While we feel good about our constructive view on US stocks, it’s time to play Devil’s Advocate and consider where that optimism could be misplaced. Our mental model here is to imagine the US economy and outlook for corporate profits in December 2020 and then consider what specific catalysts could derail a consistent improvement for both between now and then.
After some brainstorming this morning, we came up with these 10 items:
#1: Unemployment and Labor Force Participation. History says that US unemployment peaks at “X” during recession and then consistently improves thereafter. But the dislocations in this recession are focused in several areas (e.g. hospitality, retail) that employ many lower skilled workers with fewer cross-disciplinary job skills.
#2: Holiday consumer spending. No doubt Holiday 2020 will be far weaker than 2019, but by how much? And will this reduce seasonal hiring needs dramatically and further hurt any labor market recovery?

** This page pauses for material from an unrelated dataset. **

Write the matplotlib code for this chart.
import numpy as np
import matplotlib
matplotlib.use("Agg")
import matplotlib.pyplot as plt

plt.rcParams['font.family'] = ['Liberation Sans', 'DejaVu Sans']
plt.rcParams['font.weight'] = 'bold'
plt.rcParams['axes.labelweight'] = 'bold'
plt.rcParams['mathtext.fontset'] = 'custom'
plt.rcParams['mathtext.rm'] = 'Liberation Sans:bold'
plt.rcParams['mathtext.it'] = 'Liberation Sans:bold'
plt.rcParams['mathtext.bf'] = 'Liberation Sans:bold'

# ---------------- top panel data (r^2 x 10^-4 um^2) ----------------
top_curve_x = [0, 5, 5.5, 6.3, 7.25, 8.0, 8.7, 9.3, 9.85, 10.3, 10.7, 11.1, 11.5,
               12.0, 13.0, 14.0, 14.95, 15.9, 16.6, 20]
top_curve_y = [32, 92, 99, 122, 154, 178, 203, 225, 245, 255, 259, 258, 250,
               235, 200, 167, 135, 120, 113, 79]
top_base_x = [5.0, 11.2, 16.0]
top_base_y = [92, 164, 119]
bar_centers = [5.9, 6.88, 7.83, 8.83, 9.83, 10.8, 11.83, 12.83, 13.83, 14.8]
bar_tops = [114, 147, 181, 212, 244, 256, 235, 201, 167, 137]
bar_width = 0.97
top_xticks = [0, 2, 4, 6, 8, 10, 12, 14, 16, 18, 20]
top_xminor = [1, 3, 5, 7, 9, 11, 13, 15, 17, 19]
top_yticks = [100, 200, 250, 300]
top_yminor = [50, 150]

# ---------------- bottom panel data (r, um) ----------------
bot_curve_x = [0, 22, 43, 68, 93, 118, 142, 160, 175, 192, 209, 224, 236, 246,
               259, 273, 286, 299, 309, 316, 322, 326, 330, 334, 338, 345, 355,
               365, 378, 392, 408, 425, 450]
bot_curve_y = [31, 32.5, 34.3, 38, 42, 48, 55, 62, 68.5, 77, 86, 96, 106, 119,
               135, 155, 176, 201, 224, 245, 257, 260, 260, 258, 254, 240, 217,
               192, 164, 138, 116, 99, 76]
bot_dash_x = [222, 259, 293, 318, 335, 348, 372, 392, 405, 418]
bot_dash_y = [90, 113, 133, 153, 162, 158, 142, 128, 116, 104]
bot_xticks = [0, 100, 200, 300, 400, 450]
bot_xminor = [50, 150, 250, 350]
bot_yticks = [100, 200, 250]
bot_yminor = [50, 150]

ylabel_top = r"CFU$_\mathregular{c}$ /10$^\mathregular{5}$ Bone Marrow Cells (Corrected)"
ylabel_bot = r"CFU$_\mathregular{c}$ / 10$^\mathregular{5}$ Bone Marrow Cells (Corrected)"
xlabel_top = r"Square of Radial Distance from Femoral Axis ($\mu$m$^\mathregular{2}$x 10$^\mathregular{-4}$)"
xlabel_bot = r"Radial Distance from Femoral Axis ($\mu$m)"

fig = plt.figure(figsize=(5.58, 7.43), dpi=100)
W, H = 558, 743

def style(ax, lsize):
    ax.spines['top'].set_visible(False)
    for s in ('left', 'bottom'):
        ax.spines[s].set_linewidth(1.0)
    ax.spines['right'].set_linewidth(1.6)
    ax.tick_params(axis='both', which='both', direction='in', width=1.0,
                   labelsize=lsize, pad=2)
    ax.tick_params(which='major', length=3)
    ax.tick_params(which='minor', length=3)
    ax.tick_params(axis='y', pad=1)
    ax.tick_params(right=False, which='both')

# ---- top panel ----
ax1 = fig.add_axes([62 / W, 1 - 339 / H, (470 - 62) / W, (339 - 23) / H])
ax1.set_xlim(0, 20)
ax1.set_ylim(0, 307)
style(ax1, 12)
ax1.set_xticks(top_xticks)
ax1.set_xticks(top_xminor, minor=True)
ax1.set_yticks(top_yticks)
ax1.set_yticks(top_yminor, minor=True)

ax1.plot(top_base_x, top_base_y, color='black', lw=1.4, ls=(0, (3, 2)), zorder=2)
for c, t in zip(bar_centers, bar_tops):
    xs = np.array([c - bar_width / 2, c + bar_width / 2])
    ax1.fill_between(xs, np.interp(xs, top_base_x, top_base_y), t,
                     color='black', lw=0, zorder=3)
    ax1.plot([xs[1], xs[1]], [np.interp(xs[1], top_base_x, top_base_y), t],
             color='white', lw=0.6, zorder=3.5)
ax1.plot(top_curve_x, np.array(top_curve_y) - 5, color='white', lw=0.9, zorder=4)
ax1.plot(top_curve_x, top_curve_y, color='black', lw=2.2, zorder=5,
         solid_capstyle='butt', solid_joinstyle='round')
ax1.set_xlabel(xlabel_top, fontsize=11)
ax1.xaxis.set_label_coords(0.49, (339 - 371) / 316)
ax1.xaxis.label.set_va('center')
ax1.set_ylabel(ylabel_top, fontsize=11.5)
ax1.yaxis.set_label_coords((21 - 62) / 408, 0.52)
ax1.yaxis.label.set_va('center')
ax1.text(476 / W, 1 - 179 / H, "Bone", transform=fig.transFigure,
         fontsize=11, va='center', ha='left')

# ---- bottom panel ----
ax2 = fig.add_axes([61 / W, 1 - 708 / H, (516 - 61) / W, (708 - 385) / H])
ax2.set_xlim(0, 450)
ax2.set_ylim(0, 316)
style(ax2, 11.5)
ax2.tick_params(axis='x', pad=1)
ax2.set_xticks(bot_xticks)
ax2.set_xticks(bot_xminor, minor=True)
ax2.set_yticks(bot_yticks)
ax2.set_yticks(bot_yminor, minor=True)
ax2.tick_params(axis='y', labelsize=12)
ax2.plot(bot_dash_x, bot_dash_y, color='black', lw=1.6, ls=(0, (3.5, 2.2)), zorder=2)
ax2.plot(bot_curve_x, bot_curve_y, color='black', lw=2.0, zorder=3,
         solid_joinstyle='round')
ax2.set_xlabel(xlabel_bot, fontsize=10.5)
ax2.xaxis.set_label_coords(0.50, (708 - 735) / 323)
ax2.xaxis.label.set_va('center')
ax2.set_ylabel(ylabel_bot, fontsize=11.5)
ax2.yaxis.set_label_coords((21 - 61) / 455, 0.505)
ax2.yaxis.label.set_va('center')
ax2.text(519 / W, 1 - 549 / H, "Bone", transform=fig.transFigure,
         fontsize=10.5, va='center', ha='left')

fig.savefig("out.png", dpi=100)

#3: US Election results, both for the White House and both chambers of Congress. President Trump has been slipping in the polls of late, and now the Senate may be up for grabs. Are markets discounting higher corporate taxes in 2021? They probably should be …
#4: US – China relations in the wake of the 2020 Presidential election cycle.Neither political party has any interest in repairing America’s relationship with China until 2021. While the Chinese leadership knows that, they also have their own base to address and cannot seem weak when criticized by US politicians.

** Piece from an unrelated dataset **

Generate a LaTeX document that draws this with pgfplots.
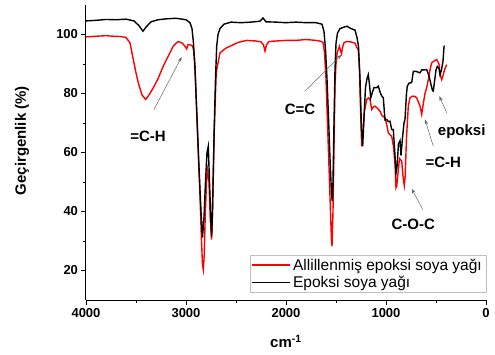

#5: The severity of any COVID – 19 second wave. Peak flu season starts in December in North America. Will Americans want to shop or entertain if the virus is once again a national point of concern?
#6: The possibility of negative Fed Funds rates in 2021. This is one story we wish would just go away, but the Futures market won’t let it go.
#7: The strength/weakness of the dollar. The greenback has weakened a lot in the last month (-4%) on hopes for a global economic recovery. With that, it is still closer to a 3-year high than low.
#8: The extent of a US corporate earnings rebound in 2021. As we’ve outlined recently, the S&P is discounting a 20% increase in earnings next year. That’s what happens in a typical recovery, but nothing seems typical about the current recession (see Point #1).
#9: The pace of economic expansion outside the US. Almost 40% of S&P 500 profits come from outside the US. Rest-of-world economies have to be growing again to get the 20% earnings growth.
#10: The effect of disruptive technologies like automation on structural unemployment and their potentially accelerating impact on old-line companies. This is the issue we think about most. The COVID Crisis sped up a decade’s worth of change on things like work-from-home and online shopping into 90 days. We’ve seen the first order effects, but we don’t yet know the second or third order impacts, let alone how much capital-for-labor substitution will occur in the next 6-12 months.
Summing up: we’re not trying to scare the horses (or you, for that matter), but with the S&P above 3,000 these are the right questions to be asking.